The acquisition follows a 2024 partnership where Osmos launched an "AI Data Wrangler" specifically for Microsoft Fabric. This tool allowed users to clean unruly data, such as messy Excel files or PDFs, without writing code or scripts. By internalising this technology, Microsoft aims to offer native autonomous agents that work alongside users to map schemas, reconcile data types, and generate production-ready pipelines.
As part of the integration, Osmos began winding down its standalone product suite this month. This includes its Datasets, Pipelines, and specialised Data Agents for external platforms like Databricks. Current Osmos customers received notification that these services would begin sunsetting in January 2026 as the team shifts focus toward Fabric’s core infrastructure.

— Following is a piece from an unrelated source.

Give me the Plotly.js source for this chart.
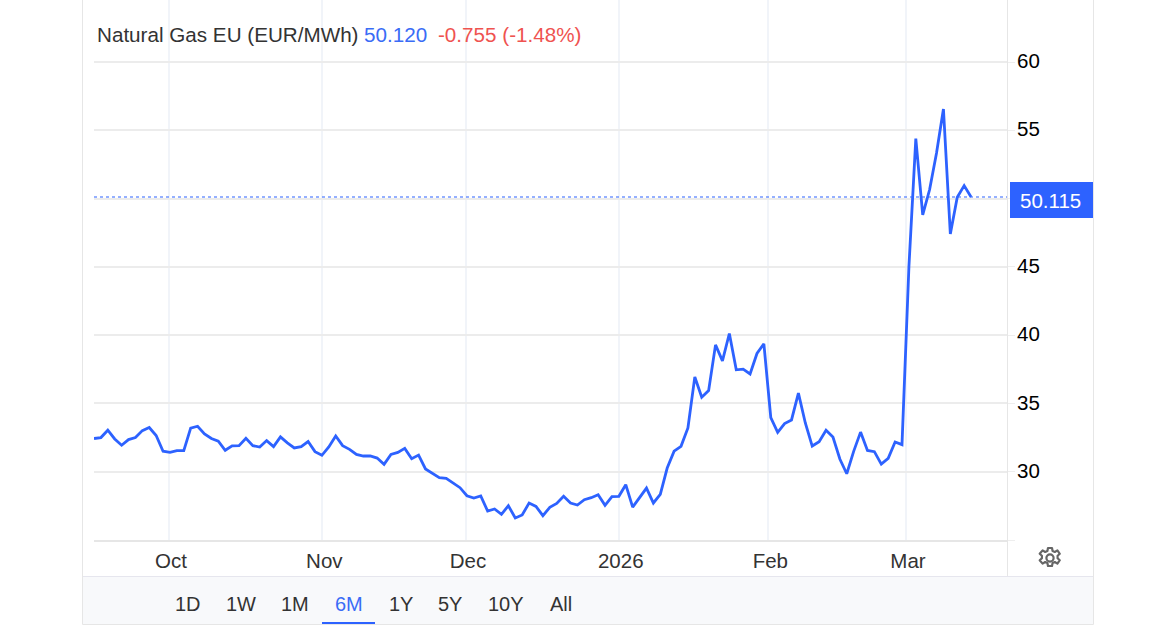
<!DOCTYPE html>
<html>
<head>
<meta charset="utf-8">
<script src="https://cdn.plot.ly/plotly-3.0.0.min.js"></script>
<style>html,body{margin:0;padding:0;background:#fff}#chart{width:1174px;height:635px}</style>
</head>
<body>
<div id="chart"></div>
<script>
const prices = [
32.43,32.5,33.04,32.4,31.94,32.35,32.5,33.01,33.24,32.65,31.5,31.42,31.54,31.54,33.19,33.33,32.77,32.43,32.23,31.57,
31.89,31.91,32.45,31.91,31.81,32.28,31.84,32.55,32.11,31.74,31.84,32.21,31.47,31.2,31.81,32.62,31.91,31.64,31.27,31.15,
31.15,31.0,30.54,31.27,31.41,31.71,30.95,31.22,30.2,29.9,29.56,29.51,29.2,28.83,28.24,28.07,28.22,27.12,27.27,26.88,
27.51,26.61,26.83,27.71,27.46,26.78,27.39,27.68,28.2,27.71,27.56,27.95,28.1,28.32,27.54,28.17,28.2,29.05,27.41,28.07,
28.8,27.71,28.34,30.27,31.5,31.86,33.2,36.94,35.45,35.94,39.29,38.12,40.12,37.46,37.51,37.16,38.66,39.36,33.96,32.88,
33.52,33.79,35.75,33.57,31.88,32.2,33.03,32.54,30.93,29.85,31.49,32.9,31.56,31.47,30.56,30.98,32.18,31.98,45.0,54.39,
48.8,50.66,53.34,56.56,47.41,50.1,50.95,50.12
];
const monthLabels = ["Oct","Nov","Dec","2026","Feb","Mar"];
const monthPositions = [10.86,33.06,53.87,75.98,97.64,117.58];
const priceTicks = [25,30,35,40,45,50,55,60];
const priceLabels = ["","30","35","40","45","","55","60"];
const rangeLabels = ["1D","1W","1M","6M","1Y","5Y","10Y","All"];
const rangeCenters = [187.5,241,295,348.5,400.5,450,506,560.5];
const lastPrice = 50.115;

const W = 1174, H = 635, L = 94, R = 1007, T = 0, B = 540;
const px = x => (x - L) / (R - L);
const py = y => (B - y) / (B - T);
const BLUE = "#2d62ff", FONT = "Liberation Sans, Arial, sans-serif";
const xIndex = prices.map((_, i) => i);

function label(text, x, y, color, anchor, size) {
  return {text, x: px(x), y: py(y), xref: "paper", yref: "paper", xanchor: anchor || "center", yanchor: "middle",
          showarrow: false, font: {family: FONT, size: size || 20.65, color}, borderpad: 0, borderwidth: 0};
}
function box(x0, y0, x1, y1, fill, line, layer) {
  return {type: "rect", xref: "paper", yref: "paper", x0: px(x0), x1: px(x1), y0: py(y0), y1: py(y1),
          fillcolor: fill, line: line || {width: 0}, layer: layer || "below"};
}

const gear = "data:image/svg+xml;utf8," + encodeURIComponent(
 '<svg xmlns="http://www.w3.org/2000/svg" viewBox="0 0 24 24" width="24" height="24"><g fill="none" stroke="#666666" stroke-width="2.2" stroke-linejoin="round">' +
 '<path d="M10 2h4l.6 3 2.2 1 2.6-1.6 2.4 3.4-2.2 2 .0 2.4 2.2 2-2.4 3.4-2.6-1.6-2.2 1-.6 3h-4l-.6-3-2.2-1-2.6 1.6L1.7 14.2l2.2-2 0-2.4-2.2-2L4.6 4.4l2.6 1.6 2.2-1z"/>' +
 '<circle cx="12" cy="12" r="3.6"/></g></svg>');

const trace = {x: xIndex, y: prices, type: "scatter", mode: "lines", hoverinfo: "skip",
  line: {color: BLUE, width: 2.8, shape: "linear"}};

const layout = {
  width: W, height: H, autosize: false, showlegend: false,
  paper_bgcolor: "#fff", plot_bgcolor: "#fff",
  margin: {l: L, r: W - R, t: T, b: H - B, pad: 0},
  xaxis: {range: [0, (R - L) / 6.906], tickmode: "array", tickvals: monthPositions, ticktext: monthLabels,
    showgrid: true, gridcolor: "#f1f4f9", gridwidth: 2, zeroline: false, showline: true, linecolor: "#e6e6e6", linewidth: 2,
    ticks: "", ticklabelstandoff: 1, ticklabelshift: 2, tickfont: {family: FONT, size: 20.5, color: "#333"}, fixedrange: true},
  yaxis: {range: [25, 64.54], side: "right", tickmode: "array", tickvals: priceTicks, ticktext: priceLabels,
    showgrid: true, gridcolor: "#ececec", gridwidth: 2, zeroline: false, showline: false,
    ticks: "outside", ticklen: 7, tickcolor: "#eeeeee", tickwidth: 1, ticklabelshift: -1, ticklabelstandoff: -2,
    tickfont: {family: FONT, size: 20.5, color: "#000"}, fixedrange: true},
  shapes: [
    box(82.5, -4, 1093.5, 624.5, "rgba(0,0,0,0)", {color: "#e6e6e6", width: 1}),
    box(83, 577, 1093, 624, "#f8f9fb", {width: 0}),
    {type: "line", xref: "paper", yref: "paper", x0: px(83), x1: px(1093), y0: py(576.5), y1: py(576.5), line: {color: "#e6e6ee", width: 1}, layer: "below"},
    {type: "line", xref: "paper", yref: "paper", x0: px(1007.5), x1: px(1007.5), y0: py(0), y1: py(576), line: {color: "#e6e6e6", width: 1}, layer: "below"},
    {type: "line", xref: "paper", yref: "y", x0: 0, x1: 1, y0: lastPrice, y1: lastPrice, line: {color: BLUE, width: 1.2, dash: "dot"}, layer: "above"},
    box(1010, 182, 1093, 218, BLUE, {width: 0}, "above"),
    box(322, 622, 375, 624, BLUE, {width: 0}, "above")
  ],
  annotations: [
    label("Natural Gas EU (EUR/MWh)", 97, 35, "#333", "left"),
    label("50.120", 364, 35, "#3a6cf6", "left"),
    label("-0.755 (-1.48%)", 438, 35, "#ef5350", "left"),
    label(lastPrice.toFixed(3), 1050.5, 200.5, "#fff", "center", 20.5)
  ].concat(rangeLabels.map((t, i) => label(t, rangeCenters[i], 604, t === "6M" ? "#3a6cf6" : "#333", "center", 20))),
  images: [{source: gear, xref: "paper", yref: "paper", x: px(1050), y: py(558), sizex: 24 / (R - L), sizey: 24 / (B - T),
            xanchor: "center", yanchor: "middle", sizing: "contain", layer: "above"}]
};
Plotly.newPlot("chart", [trace], layout, {displayModeBar: false, staticPlot: true});
</script>
</body>
</html>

Osmos previously raised USD 13 million in a 2021 Series A funding round led by Lightspeed Venture Partners, with participation from CRV and SV Angel. While the financial terms of the acquisition were not disclosed, public records indicate Osmos operated with a small, specialised engineering team of fewer than 20 employees.
This move marks a shift in Microsoft’s data strategy toward "agentifying" the enterprise. By embedding agentic AI at the infrastructure level, Microsoft intends to automate routine data maintenance, allowing organisations to connect and share data with significantly lower operational overhead.